Older, 'straight' recordings suffer just as much as overly compressed stuff - pop recordings of the 70's and 80's are spectacularly good to listen to - but you wouldn't know this if you listen on a typical audiophile rig.

The older vinyl were good for their day. Often, the major problem with the older recordings on digital is the DolbyA encoding left on during the transfer process...  There IS a problem with 'depth' why playing something that is DolbyA encoded.  That is one reason, after 30yrs a reallly capable decoder of DolbyA material is being created.  It has been needed for 30yrs, getting worse and worse.  Since CPUS are powerful enough to do the job now (probably starting when the Pentium4 came out -- but no marketing interest), and a capable developer has finally become availabe to do the work essentially for free (2000+ person-hours has gone into because of the need for testing and lack of specification), then the decoder has finally come-to-pass.

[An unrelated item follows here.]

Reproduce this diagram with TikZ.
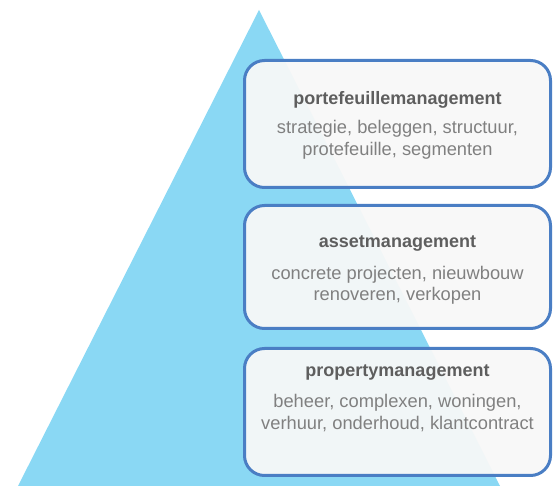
\documentclass[tikz,border=0pt]{standalone}
\usepackage{fontspec}
\setmainfont{Liberation Sans}
\definecolor{triblue}{HTML}{8AD8F4}
\definecolor{boxline}{HTML}{4A7EC4}
\definecolor{boxfill}{HTML}{F8F8F8}
\definecolor{titlegray}{HTML}{5E5E5E}
\definecolor{descgray}{HTML}{808080}
\begin{document}
\begin{tikzpicture}[x=1pt,y=-1pt,
  tri/.style={fill=triblue},
  panel/.style={draw=boxline, line width=3pt, rounded corners=20pt,
    fill=boxfill, fill opacity=0.94, minimum width=306pt, inner sep=0pt},
  ttl/.style={anchor=base, text=titlegray, font=\bfseries\fontsize{18}{21}\selectfont},
  dsc/.style={anchor=base, text=descgray, font=\fontsize{18.3}{21}\selectfont}]
\useasboundingbox (0,0) rectangle (558,486);
\coordinate (apex) at (259,10);
\coordinate (bl) at (18,486);
\coordinate (br) at (500,486);
\fill[tri] (apex) -- (br) -- (bl) -- cycle;
\node[panel, minimum height=127pt] (box1) at (397.5,124) {};
\node[panel, minimum height=123pt] (box2) at (397.5,267) {};
\node[panel, minimum height=127pt] (box3) at (397.5,412) {};
\node[ttl] (t1) at (397.5,104.5) {portefeuillemanagement};
\node[dsc] (d1a) at (397.5,134) {strategie, beleggen, structuur,};
\node[dsc] (d1b) at (397.5,155.5) {protefeuille, segmenten};
\node[ttl] (t2) at (397.5,247.5) {assetmanagement};
\node[dsc] (d2a) at (397.5,279.5) {concrete projecten, nieuwbouw};
\node[dsc] (d2b) at (397.5,300.5) {renoveren, verkopen};
\node[ttl] (t3) at (397.5,376.5) {propertymanagement};
\node[dsc] (d3a) at (397.5,408) {beheer, complexen, woningen,};
\node[dsc] (d3b) at (397.5,430) {verhuur, onderhoud, klantcontract};
\end{tikzpicture}
\end{document}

However, to proclaim that digital itself is at fault is so wrong in so many ways.  Many of the recordings, especially from the era before 1990, have been left unpleasntly encoded whn distributed in digital form, it has caused alot of people to deny 'digital' itself its proper place -- which is the best possible way to transfer audio to the masses.  Rumble (from many sources), transducer distortion (from many sources), the need for special EQ (because of cutter/vinyl groove issues), or special dynamic limiting (because of tracking ability issues), do not make vinyl a very good way of transferring recordings nowadays.

The recording distributors have not help the matter, and the idea of a class action (by someone who is actually interested in such things -- I AM NOT) might be in the offing.   It is in the interest ot the industry to keep the secret about the lazy lack of decoding secret.